Parts of Republican National Convention Could Remain in Charlotte

CHARLOTTE, N.C. – Organizers indicate parts of the Republican National Convention could remain in Charlotte, despite President Trump’s tweets about moving it to another city.

Party leaders say it seems likely they may hold “official business” in Charlotte, with President Trump accepting the nomination in another city.

The parties involved in the contract will meet on Thursday.

Charlotte City Attorney Patrick Baker says right now both sides are still party to a contract signed in 2018.

“We have asked for clarity of what their intentions are based on some of the tweets and other releases that were made last night,” Baker said during a news conference on Wednesday.

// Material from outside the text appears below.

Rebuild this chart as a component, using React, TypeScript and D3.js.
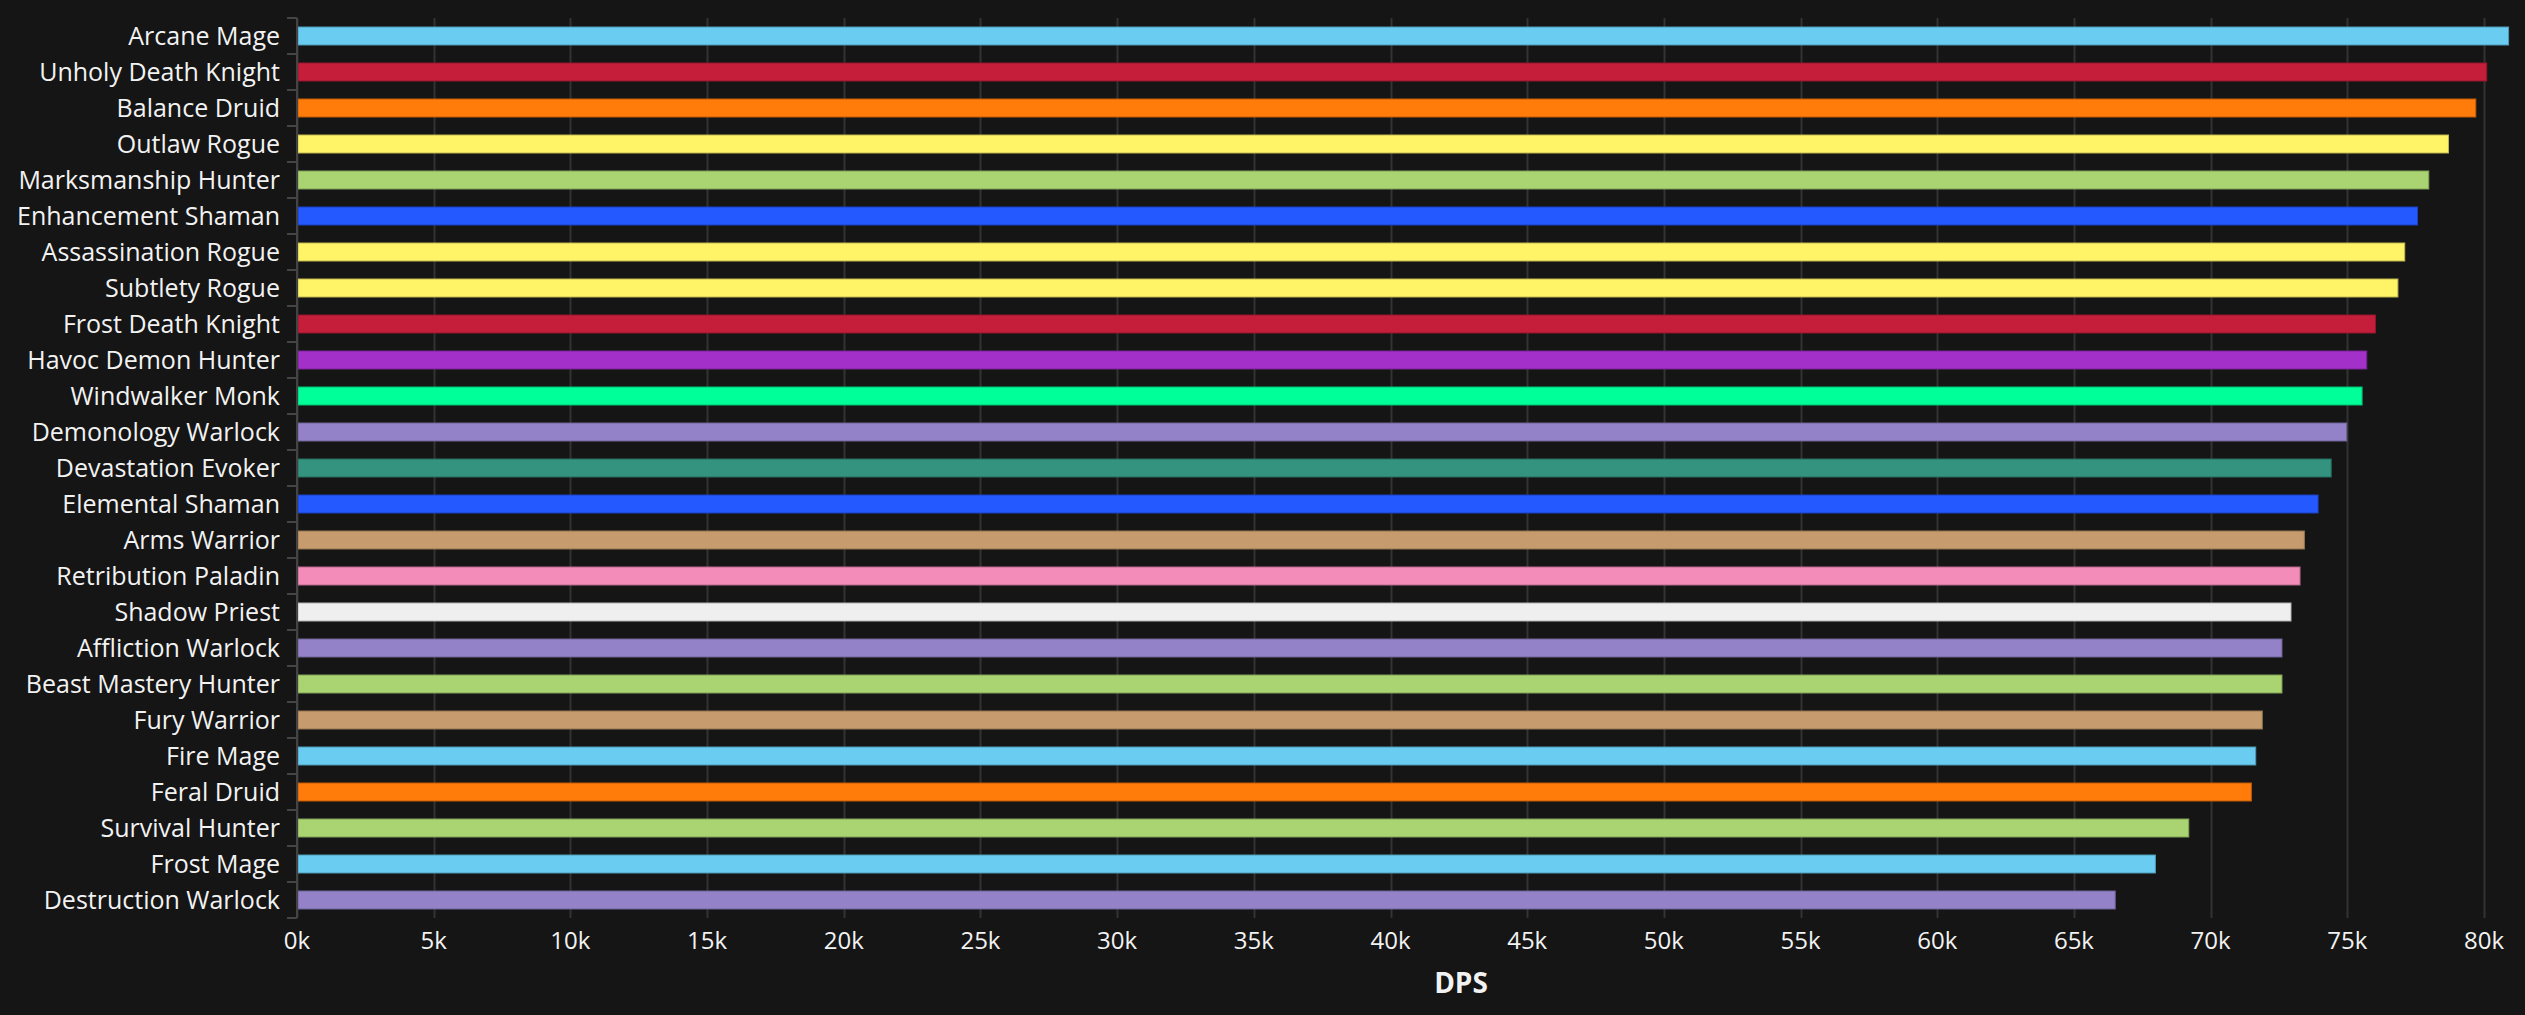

Baker says the city has already spent $14 million on the convention but expects to be reimbursed from a grant.

“I don’t want to speculate about terminations or breach of contract,” Baker said.

Vice Chair of Meck GOP, Sarah Reidy-Jones says the move is disappointing.

“This is a very blue area, but really it was a great way to energize Republicans and energize people that were excited to be able to showcase the Queen City,” Reidy-Jones says.

As a delegate, she’ll now be waiting to see if she’ll have to travel to another city to formally nominate President Trump.

“We are just hopeful that this continues and gets to happen in what ever capacity here,” Reidy-Jones says.

Meantime, local businesses are also reeling.

Sunway Charters planned to shuttle delegates from hotels to the Spectrum Center.

Lee Helms is now preparing to make refunds.

“We booked over 50 vehicles for this event, probably a couple hundred thousand dollars revenue coming in to us,” Helms says.